Elements of the Fitwel Certification
Eligibility for Fitwel Certification is evaluated by the Workplace Scorecard. There are two different Fitwel Scorecards, one for the workplace and another for multifamily residential properties. This article will focus on the Scorecard relating to the workplace, but the Multifamily Residential Scorecard is very similar, replacing the 7th Strategy, “Workspaces,” with “Dwellings.” This grading scale gives each building/project a score out of 144 points based on the following twelve Strategies:
The first Strategy, Location, is primarily centered around distance to nearby amenities such as public transit and grocery stores. Walk Score® plays into this, measuring the “walkability” of an address. A building’s walk score can range from 0-100, 0 being the most car-dependent (a car is required for all errands) and 100 being the least car-dependent (amenities are less than .25 miles away and errands do not require a car).
2. Building Access
The Building Access Strategy requires a direct pedestrian route from public transit to the building entrance. It also explores the availability of secure and covered bicycle parking near the entrance and priority parking for carpool vehicles.
3. Outdoor Spaces
As the name suggests, this Strategy is about providing an accessible outdoor space, including permanent fitness equipment and a walking trail of at least .25 miles in length. This Strategy also addresses the presence of an Integrated Pest Management Plan.
4. Entrances & Ground Floor
A Fitwell Certified entrance and ground floor would have signage to promote a tobacco-free environment and “context-appropriate lighting.” Additionally, at least one building entrance should be oriented toward the outdoor pedestrian route.
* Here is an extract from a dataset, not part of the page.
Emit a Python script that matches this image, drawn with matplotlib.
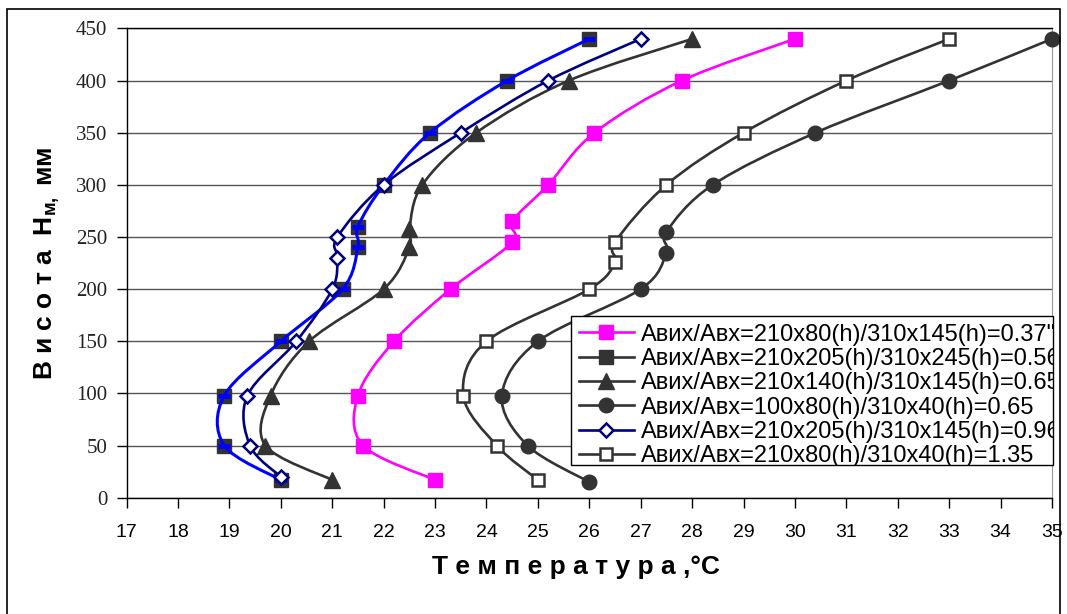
import matplotlib
matplotlib.use('Agg')
import matplotlib.pyplot as plt
from matplotlib.path import Path
from matplotlib.patches import PathPatch, Rectangle
from matplotlib.lines import Line2D
from matplotlib.transforms import Bbox, TransformedBbox

plt.rcParams['font.family'] = ['Liberation Sans', 'DejaVu Sans']
plt.rcParams['mathtext.fontset'] = 'custom'
plt.rcParams['mathtext.rm'] = 'Liberation Sans:bold'
plt.rcParams['mathtext.it'] = 'Liberation Sans:bold'
plt.rcParams['mathtext.bf'] = 'Liberation Sans:bold'

# data: temperature (C) against height (mm)
t_037 = [23.0, 21.6, 21.5, 22.2, 23.3, 24.5, 24.5, 25.2, 26.1, 27.8, 30.0]
h_037 = [17, 50, 98, 150, 200, 245, 265, 300, 350, 400, 440]
t_056 = [20.0, 18.9, 18.9, 20.0, 21.2, 21.5, 21.5, 22.0, 22.9, 24.4, 26.0]
h_056 = [17, 50, 98, 150, 200, 240, 260, 300, 350, 400, 440]
t_065a = [21.0, 19.7, 19.8, 20.55, 22.0, 22.5, 22.5, 22.75, 23.8, 25.6, 28.0]
h_065a = [17, 50, 98, 150, 200, 240, 258, 300, 350, 400, 440]
t_065b = [26.0, 24.8, 24.3, 25.0, 27.0, 27.5, 27.5, 28.4, 30.4, 33.0, 35.0]
h_065b = [15, 50, 98, 150, 200, 235, 255, 300, 350, 400, 440]
t_096 = [20.0, 19.4, 19.35, 20.3, 21.0, 21.1, 21.1, 22.0, 23.5, 25.2, 27.0]
h_096 = [20, 50, 98, 150, 200, 230, 250, 300, 350, 400, 440]
t_135 = [25.0, 24.2, 23.55, 24.0, 26.0, 26.5, 26.5, 27.5, 29.0, 31.0, 33.0]
h_135 = [17, 50, 98, 150, 200, 226, 245, 300, 350, 400, 440]

labels = ['Авих/Авх=210x80(h)/310x145(h)=0.37"',
          'Авих/Авх=210x205(h)/310x245(h)=0.56',
          'Авих/Авх=210x140(h)/310x145(h)=0.65',
          'Авих/Авх=100x80(h)/310x40(h)=0.65',
          'Авих/Авх=210x205(h)/310x145(h)=0.96',
          'Авих/Авх=210x80(h)/310x40(h)=1.35']

x_ticks = list(range(17, 36))
y_ticks = list(range(0, 451, 50))

DARK = '#333333'
BLUE = '#0000ff'
NAVY = '#000080'
MAG = '#ff00ff'


def smooth_path(xs, ys):
    # excel-like smoothed line as cubic bezier segments through the points
    pts = list(zip(xs, ys))
    n = len(pts)
    verts = [pts[0]]
    codes = [Path.MOVETO]
    for i in range(n - 1):
        p0 = pts[i - 1] if i > 0 else pts[i]
        p1 = pts[i]
        p2 = pts[i + 1]
        p3 = pts[i + 2] if i + 2 < n else pts[i + 1]
        c1 = (p1[0] + (p2[0] - p0[0]) / 6, p1[1] + (p2[1] - p0[1]) / 6)
        c2 = (p2[0] - (p3[0] - p1[0]) / 6, p2[1] - (p3[1] - p1[1]) / 6)
        verts += [c1, c2, p2]
        codes += [Path.CURVE4] * 3
    return Path(verts, codes)


fig = plt.figure(figsize=(10.67, 6.14), dpi=100)
ax = fig.add_axes([0.1187, 0.1894, 0.8672, 0.7642])

ax.set_xlim(17, 35)
ax.set_ylim(0, 450)
ax.set_xticks(x_ticks)
ax.set_yticks(y_ticks)
ax.grid(axis='y', color='#555555', lw=1.0)
ax.set_axisbelow(True)

series = [
    (t_037, h_037, MAG, dict(marker='s', ms=10, mfc=MAG, mec=MAG)),
    (t_056, h_056, BLUE, dict(marker='s', ms=10, mfc=DARK, mec=DARK)),
    (t_065a, h_065a, DARK, dict(marker='^', ms=11, mfc=DARK, mec=DARK)),
    (t_065b, h_065b, DARK, dict(marker='o', ms=10.5, mfc=DARK, mec=DARK)),
    (t_096, h_096, NAVY, dict(marker='D', ms=7, mfc='white', mec=NAVY, mew=1.8)),
    (t_135, h_135, DARK, dict(marker='s', ms=9, mfc='white', mec=DARK, mew=1.8)),
]

z = 3
for t, h, col, mk in series:
    if col == BLUE:
        # dark markers first, blue smoothed line and dash markers on top
        ax.plot(t, h, ls='none', zorder=z, clip_on=False, **mk)
        ax.add_patch(PathPatch(smooth_path(t, h), fill=False, ec=BLUE, lw=2.2, zorder=z + 0.1))
        ax.plot(t, h, ls='none', marker='_', ms=8, mew=3.5, color=BLUE, zorder=z + 0.2, clip_on=False)
    else:
        ax.add_patch(PathPatch(smooth_path(t, h), fill=False, ec=col, lw=1.9, zorder=z))
        ax.plot(t, h, ls='none', zorder=z + 0.1, clip_on=False, **mk)
    z += 0.5

for s in ['left', 'bottom', 'top']:
    ax.spines[s].set_color('black')
    ax.spines[s].set_linewidth(1.0)
ax.spines['right'].set_color('#999999')

ax.tick_params(axis='x', direction='out', length=7, width=1, pad=12, labelsize=14)
ax.tick_params(axis='y', direction='out', length=7, width=1, pad=7, labelsize=15)
for lab in ax.get_yticklabels():
    lab.set_fontfamily('Liberation Serif')
    lab.set_color('#222222')

fig.text(0.54, 0.076, 'Т е м п е р а т у р а ,°С', fontsize=19, fontweight='bold',
         ha='center', va='center')
fig.text(0.044, 0.572, 'В и с о т а  Н$_{\\mathrm{м,}}$ мм', fontsize=19, fontweight='bold',
         rotation=90, ha='center', va='center')

# legend: opaque box with texts clipped at its right edge
lx0, lx1 = 571 / 1067, 1053 / 1067
ly0, ly1 = 1 - 465 / 614, 1 - 316 / 614
box = Rectangle((lx0, ly0), lx1 - lx0, ly1 - ly0, transform=fig.transFigure,
                fc='white', ec='black', lw=1.0, zorder=8, clip_on=False)
ax.add_patch(box)

handles = []
for t, h, col, mk in series:
    lc = DARK if col == BLUE else col
    handles.append(Line2D([], [], color=lc, lw=1.9, **mk))
leg = ax.legend(handles, labels, loc='upper left', bbox_to_anchor=(lx0, ly1),
                bbox_transform=fig.transFigure, frameon=False, fontsize=17,
                borderaxespad=0, borderpad=0.32, handlelength=2.35, handletextpad=0.3,
                labelspacing=0.1)
leg.set_zorder(9)
clip = TransformedBbox(Bbox([[lx0, ly0], [lx1, ly1]]), fig.transFigure)
for txt in leg.get_texts():
    txt.set_clip_box(clip)
    txt.set_clip_on(True)

# outer chart border
fig.patches.append(Rectangle((7 / 1067, -0.05), 1053 / 1067, 1 - 9 / 614 + 0.05,
                             transform=fig.transFigure, fill=False, ec='black', lw=1.2))

fig.savefig('out.png', dpi=100)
For multi-level buildings, Fitwel prioritizes stairwells over escalators and elevators. If both are present, the stairwell should be equally, if not more, visible from the main entrance than an escalator or elevator. Also, a stairwell must be accessible to the building’s regular occupants providing a means to get to all relevant floors.
6. Indoor Environments
This Strategy concerns air quality, a facet of the indoor environment where plants can play a big role. Though asbestos is not entirely banned in this country, various federal and state regulations have been put in place to protect people from the associated health risks. One of the Fitwel Certification elements with the highest number of associated points (4.66) is verification of an asbestos-free environment. This strategy also recommends putting in place an Indoor Air Quality Policy.
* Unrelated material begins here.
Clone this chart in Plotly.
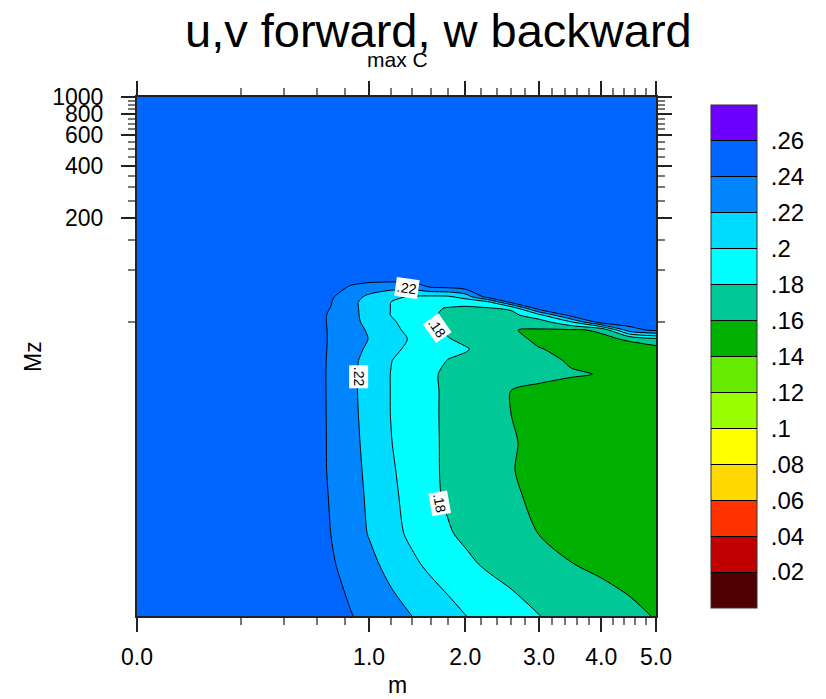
import numpy as np
import plotly.graph_objects as go

# ---------------- data ----------------
m_values = [0.0, 0.5, 0.7, 0.85, 1.0, 1.2, 1.4, 1.6, 1.8, 2.0, 2.3, 2.6, 3.0, 3.5, 4.0, 4.5, 5.0]
mz_values = [1, 2, 3, 5, 7, 10, 15, 20, 25, 30, 35, 40, 45, 50, 55, 60, 65, 70, 80, 90, 100, 1000]

# max C, one row per Mz value, one column per m value
max_c = [
    [.250, .250, .2444, .2407, .2351, .2273, .2201, .2132, .2068, .2003, .1940, .1879, .1803, .1745, .1692, .1642, .1590],
    [.250, .250, .2419, .2337, .2249, .2139, .2037, .1959, .1895, .1835, .1771, .1726, .1669, .1603, .1566, .1532, .1500],
    [.250, .250, .2398, .2289, .2189, .2061, .1962, .1886, .1814, .1769, .1712, .1659, .1597, .1559, .1524, .1491, .1460],
    [.250, .250, .2389, .2274, .2171, .2039, .1932, .1837, .1774, .1732, .1673, .1617, .1574, .1534, .1497, .1463, .1430],
    [.250, .250, .2382, .2265, .2158, .2022, .1921, .1830, .1770, .1726, .1663, .1605, .1567, .1527, .1489, .1453, .1420],
    [.250, .250, .2381, .2256, .2144, .2004, .1913, .1828, .1771, .1728, .1667, .1610, .1569, .1528, .1490, .1454, .1420],
    [.250, .250, .2380, .2247, .2131, .1994, .1908, .1827, .1769, .1724, .1659, .1599, .1565, .1525, .1488, .1453, .1420],
    [.250, .250, .2379, .2241, .2127, .1994, .1908, .1827, .1770, .1725, .1661, .1598, .1555, .1550, .1540, .1500, .1470],
    [.250, .250, .2379, .2241, .2127, .1994, .1902, .1815, .1780, .1757, .1725, .1694, .1656, .1612, .1595, .1530, .1500],
    [.250, .250, .2380, .2247, .2135, .2004, .1926, .1854, .1794, .1766, .1725, .1688, .1641, .1585, .1560, .1530, .1500],
    [.250, .250, .2383, .2269, .2167, .2043, .1959, .1898, .1841, .1815, .1730, .1674, .1605, .1570, .1550, .1540, .1520],
    [.250, .250, .2385, .2285, .2195, .2080, .1979, .1890, .1807, .1760, .1696, .1637, .1575, .1555, .1570, .1620, .1770],
    [.250, .250, .2384, .2276, .2178, .2054, .1944, .1844, .1774, .1726, .1659, .1605, .1585, .1580, .1620, .2320, .2450],
    [.250, .250, .2381, .2256, .2150, .2026, .1924, .1831, .1770, .1710, .1665, .1635, .1700, .1980, .2500, .2500, .2500],
    [.250, .250, .2382, .2252, .2135, .1994, .1908, .1827, .1760, .1730, .1720, .1740, .1950, .2500, .2500, .2500, .2500],
    [.250, .250, .2395, .2250, .2131, .1995, .1917, .1844, .1780, .1775, .1785, .1830, .2500, .2500, .2500, .2500, .2500],
    [.250, .250, .2405, .2248, .2127, .1996, .1950, .1930, .1900, .1850, .1950, .2430, .2500, .2500, .2500, .2500, .2500],
    [.250, .250, .2422, .2283, .2159, .2045, .1980, .1960, .1970, .2080, .2500, .2500, .2500, .2500, .2500, .2500, .2500],
    [.250, .250, .2500, .2380, .2310, .2280, .2290, .2420, .2450, .2500, .2500, .2500, .2500, .2500, .2500, .2500, .2500],
    [.250, .250, .2500, .2500, .2500, .2500, .2500, .2500, .2500, .2500, .2500, .2500, .2500, .2500, .2500, .2500, .2500],
    [.250, .250, .2500, .2500, .2500, .2500, .2500, .2500, .2500, .2500, .2500, .2500, .2500, .2500, .2500, .2500, .2500],
    [.250, .250, .2500, .2500, .2500, .2500, .2500, .2500, .2500, .2500, .2500, .2500, .2500, .2500, .2500, .2500, .2500],
]

contour_levels = [0.02, 0.04, 0.06, 0.08, 0.10, 0.12, 0.14, 0.16, 0.18, 0.20, 0.22, 0.24, 0.26]
level_text = [".02", ".04", ".06", ".08", ".1", ".12", ".14", ".16", ".18", ".2", ".22", ".24", ".26"]
band_colors = ["#500000", "#C00000", "#FF3300", "#FFD800", "#FFFF00", "#99FF00", "#64EB00",
               "#00B000", "#00C896", "#00FFFF", "#00DCFF", "#0085FF", "#0066FF", "#6E00FF"]

x_major = [0, 1, 2, 3, 4, 5]
x_major_text = ["0.0", "1.0", "2.0", "3.0", "4.0", "5.0"]
x_minor = [0.2, 0.4, 0.6, 0.8, 1.2, 1.4, 1.6, 1.8, 2.2, 2.4, 2.6, 2.8,
           3.2, 3.4, 3.6, 3.8, 4.2, 4.4, 4.6, 4.8]
y_major = [200, 400, 600, 800, 1000]
y_major_text = ["200", "400", "600", "800", "1000"]
y_minor = [50, 100, 150, 250, 300, 350, 450, 500, 550, 650, 700, 750, 850, 900, 950]

label_m = [1.35, 0.91, 1.67, 1.70]
label_mz = [79, 24, 46, 4.5]
label_text = [".22", ".22", ".18", ".18"]
label_angle = [8, 90, 55, 80]

# ---------------- figure ----------------
FONT = "Liberation Sans, Arial, Helvetica, sans-serif"
W, H = 826, 699
L, R, T, B = 137, 170, 97, 83
PW = W - L - R
PH = H - T - B


def px_x(p):
    return (p - L) / PW


def px_y(p):
    return (H - B - p) / PH


xs = np.sqrt(np.array(m_values))
ys = np.log10(np.array(mz_values, dtype=float))

step = contour_levels[1] - contour_levels[0]
n = len(band_colors) - 1
contour_scale = [[k / n, c] for k, c in enumerate(band_colors)]

# stepped scale for the colour bar: one full band per interval, 0 .. 0.28
nb = len(band_colors)
bar_min = contour_levels[0] - step
bar_max = contour_levels[-1] + step
bar_scale = []
for k, c in enumerate(band_colors):
    bar_scale.append([k / nb, c])
    bar_scale.append([(k + 1) / nb, c])

CB_GEOM = dict(thicknessmode="pixels", thickness=46, lenmode="pixels", len=503,
               x=px_x(711), xanchor="left", xpad=0,
               y=px_y(356.5), yanchor="middle", ypad=0,
               tickmode="array", tickvals=contour_levels)

fig = go.Figure()
fig.add_trace(go.Contour(
    x=xs, y=ys, z=max_c,
    contours=dict(start=contour_levels[0], end=contour_levels[-1], size=step,
                  coloring="fill", showlines=True),
    line=dict(color="black", width=1, smoothing=0.8),
    colorscale=contour_scale,
    showscale=False,
    hoverinfo="skip",
))

# colour bar (bands + labels), the trace itself sits outside the visible range
fig.add_trace(go.Heatmap(
    x=[10, 11], y=[0, 1], z=[[bar_min, bar_max], [bar_min, bar_max]],
    zmin=bar_min, zmax=bar_max, colorscale=bar_scale, hoverinfo="skip",
    colorbar=dict(**CB_GEOM, ticktext=level_text,
                  outlinewidth=1, outlinecolor="#333",
                  ticks="outside", ticklen=9, tickcolor="rgba(0,0,0,0)",
                  tickfont=dict(family=FONT, size=24, color="black")),
))
# separator lines of the colour bar
fig.add_trace(go.Heatmap(
    x=[10, 11], y=[0, 1], z=[[bar_min, bar_max], [bar_min, bar_max]],
    zmin=bar_min, zmax=bar_max,
    colorscale=[[0, "rgba(0,0,0,0)"], [1, "rgba(0,0,0,0)"]], hoverinfo="skip",
    colorbar=dict(**CB_GEOM, showticklabels=False, outlinewidth=0,
                  ticks="inside", ticklen=46, tickwidth=1, tickcolor="black"),
))

axis_common = dict(
    showgrid=False, zeroline=False, showline=True, linecolor="#222", linewidth=2,
    ticks="outside", ticklen=14, tickwidth=2, tickcolor="#222", mirror="ticks",
)

fig.update_xaxes(
    range=[0, float(np.sqrt(5))], tickmode="array",
    tickvals=np.sqrt(np.array(x_major, dtype=float)), ticktext=x_major_text,
    minor=dict(tickmode="array", tickvals=np.sqrt(np.array(x_minor)), ticks="outside",
               ticklen=7, tickwidth=1.5, tickcolor="#777", showgrid=False),
    ticklabelstandoff=5,
    tickfont=dict(family=FONT, size=23, color="black"),
    **axis_common,
)
fig.update_yaxes(
    range=[0, 3], tickmode="array",
    tickvals=np.log10(np.array(y_major, dtype=float)), ticktext=y_major_text,
    minor=dict(tickmode="array", tickvals=np.log10(np.array(y_minor, dtype=float)),
               ticks="outside", ticklen=7, tickwidth=1.5, tickcolor="#777", showgrid=False),
    ticklabelstandoff=13,
    tickfont=dict(family=FONT, size=23, color="black"),
    **axis_common,
)

annotations = [
    dict(text="u,v forward, w backward", x=px_x(438), y=px_y(31), xref="paper", yref="paper",
         showarrow=False, xanchor="center", yanchor="middle",
         font=dict(family=FONT, size=47, color="black")),
    dict(text="max C", x=px_x(397), y=px_y(59), xref="paper", yref="paper",
         showarrow=False, xanchor="center", yanchor="middle",
         font=dict(family=FONT, size=21, color="black")),
    dict(text="m", x=px_x(397), y=px_y(685), xref="paper", yref="paper",
         showarrow=False, xanchor="center", yanchor="middle",
         font=dict(family=FONT, size=23, color="black")),
    dict(text="Mz", x=px_x(33), y=px_y(357), xref="paper", yref="paper",
         showarrow=False, xanchor="center", yanchor="middle", textangle=-90,
         font=dict(family=FONT, size=23, color="black")),
]
for lm, lz, lt, la in zip(label_m, label_mz, label_text, label_angle):
    annotations.append(dict(
        text=lt, x=float(np.sqrt(lm)), y=float(np.log10(lz)), xref="x", yref="y",
        showarrow=False, textangle=la, bgcolor="white", borderpad=1,
        font=dict(family=FONT, size=14, color="black")))

fig.update_layout(
    width=W, height=H,
    margin=dict(l=L, r=R, t=T, b=B),
    paper_bgcolor="white", plot_bgcolor="white",
    showlegend=False,
    annotations=annotations,
)

fig.write_html("out.html")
Biophilia has emerged at the forefront of workplace design, stressing the importance of access to natural light and views of nature. Incorporating these elements can increase productivity and well-being, while reducing stress and sickness-related absence. Access to natural light and views of nature will get a project a good Fitwel score for this Strategy.
8. Shared Spaces
This Strategy promotes regular cleaning schedules for shared spaces, break rooms that are accessible to all regular building occupants, and the availability of rooms for activities such as lactation and exercise.
9. Water Supply
Fitwel also takes note of water sources within the building. In order to attain the points for this section, the building must have at least one water source on each “relevant” floor that is ADA-compliant. At least one water source on each floor must also have water bottle refilling capabilities.
10. Food Services
Where food services are present, companies should promote a healthy standard for food and beverage consumption. Furthermore, there must be access to free water.
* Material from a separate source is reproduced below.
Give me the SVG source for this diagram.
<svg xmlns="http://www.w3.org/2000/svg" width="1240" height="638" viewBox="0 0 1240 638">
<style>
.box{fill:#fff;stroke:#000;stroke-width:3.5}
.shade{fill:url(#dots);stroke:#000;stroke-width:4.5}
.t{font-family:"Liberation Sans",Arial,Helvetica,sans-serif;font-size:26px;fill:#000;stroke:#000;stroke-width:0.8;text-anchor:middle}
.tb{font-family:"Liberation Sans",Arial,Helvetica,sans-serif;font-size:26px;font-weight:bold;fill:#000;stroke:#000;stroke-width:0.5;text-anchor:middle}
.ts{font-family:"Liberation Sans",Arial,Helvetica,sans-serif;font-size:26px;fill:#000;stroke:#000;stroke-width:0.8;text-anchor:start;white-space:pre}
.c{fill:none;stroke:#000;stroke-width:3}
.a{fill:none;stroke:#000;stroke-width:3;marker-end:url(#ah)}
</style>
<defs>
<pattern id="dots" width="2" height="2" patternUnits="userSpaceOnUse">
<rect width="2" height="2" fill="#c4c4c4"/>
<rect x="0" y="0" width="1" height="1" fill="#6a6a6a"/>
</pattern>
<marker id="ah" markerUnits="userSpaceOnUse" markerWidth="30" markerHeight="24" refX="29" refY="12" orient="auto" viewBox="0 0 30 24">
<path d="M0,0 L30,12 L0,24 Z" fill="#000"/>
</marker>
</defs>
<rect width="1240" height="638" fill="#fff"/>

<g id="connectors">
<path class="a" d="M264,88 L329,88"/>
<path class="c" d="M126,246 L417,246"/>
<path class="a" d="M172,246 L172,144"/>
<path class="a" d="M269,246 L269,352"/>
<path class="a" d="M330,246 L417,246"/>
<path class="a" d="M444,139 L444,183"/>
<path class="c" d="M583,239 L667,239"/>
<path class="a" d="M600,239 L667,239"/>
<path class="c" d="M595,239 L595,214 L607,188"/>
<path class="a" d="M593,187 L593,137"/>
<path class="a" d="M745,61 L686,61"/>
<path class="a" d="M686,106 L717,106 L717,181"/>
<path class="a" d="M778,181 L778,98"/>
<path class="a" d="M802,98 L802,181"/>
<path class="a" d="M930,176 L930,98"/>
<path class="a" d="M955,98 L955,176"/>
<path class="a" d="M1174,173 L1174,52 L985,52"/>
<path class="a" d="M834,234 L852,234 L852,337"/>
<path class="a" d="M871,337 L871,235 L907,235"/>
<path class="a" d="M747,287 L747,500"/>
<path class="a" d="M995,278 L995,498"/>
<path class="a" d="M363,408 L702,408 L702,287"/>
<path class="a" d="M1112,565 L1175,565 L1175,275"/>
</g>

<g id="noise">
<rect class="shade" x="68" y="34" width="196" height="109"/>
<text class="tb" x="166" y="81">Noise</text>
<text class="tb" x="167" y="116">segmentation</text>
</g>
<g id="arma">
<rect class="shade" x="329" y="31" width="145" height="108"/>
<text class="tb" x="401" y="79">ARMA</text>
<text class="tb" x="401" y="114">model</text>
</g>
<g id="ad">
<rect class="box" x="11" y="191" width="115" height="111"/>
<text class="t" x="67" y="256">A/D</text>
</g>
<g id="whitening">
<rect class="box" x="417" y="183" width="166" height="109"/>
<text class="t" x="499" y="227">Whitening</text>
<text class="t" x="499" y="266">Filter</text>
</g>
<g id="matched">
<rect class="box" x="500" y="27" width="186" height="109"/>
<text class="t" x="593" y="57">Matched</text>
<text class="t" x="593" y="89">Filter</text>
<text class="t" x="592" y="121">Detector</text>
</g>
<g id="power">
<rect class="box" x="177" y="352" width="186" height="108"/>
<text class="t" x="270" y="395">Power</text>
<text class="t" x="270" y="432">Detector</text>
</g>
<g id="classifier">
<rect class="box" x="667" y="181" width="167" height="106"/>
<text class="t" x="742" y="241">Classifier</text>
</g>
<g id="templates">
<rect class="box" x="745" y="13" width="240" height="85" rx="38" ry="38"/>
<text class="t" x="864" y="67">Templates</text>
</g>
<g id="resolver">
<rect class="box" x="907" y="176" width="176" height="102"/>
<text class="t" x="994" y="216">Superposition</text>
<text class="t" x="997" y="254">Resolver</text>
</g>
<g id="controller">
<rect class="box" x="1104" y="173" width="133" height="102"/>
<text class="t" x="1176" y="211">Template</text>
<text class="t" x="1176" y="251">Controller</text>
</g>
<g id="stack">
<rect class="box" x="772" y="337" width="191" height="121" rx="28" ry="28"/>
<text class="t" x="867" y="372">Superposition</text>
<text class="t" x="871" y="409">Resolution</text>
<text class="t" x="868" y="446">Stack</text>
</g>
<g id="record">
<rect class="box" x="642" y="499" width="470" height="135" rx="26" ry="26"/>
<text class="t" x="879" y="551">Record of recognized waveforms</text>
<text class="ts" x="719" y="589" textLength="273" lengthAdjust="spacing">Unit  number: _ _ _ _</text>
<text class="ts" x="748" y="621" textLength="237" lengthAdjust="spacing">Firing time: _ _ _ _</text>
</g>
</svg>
11. Vending Machines + Snack Bars
This Strategy, much like Food Services, rewards the availability of healthy choices. Fitwel suggests price incentives for healthier options.
12. Emergency Procedures
Lastly, the Emergency Procedures Strategy focuses on plans and provisions for emergencies. Such provisions include the creation and maintenance of an emergency equipment database and the presence of regularly tested Automated External Defibrillators (AEDs) on each floor.
The Fitwel Certification Process
The process of achieving Fitwel Certification can take 12 or more weeks and requires the following steps:
Registering a project requires creating a company account in the Fitwel Portal and entering basic information about said project.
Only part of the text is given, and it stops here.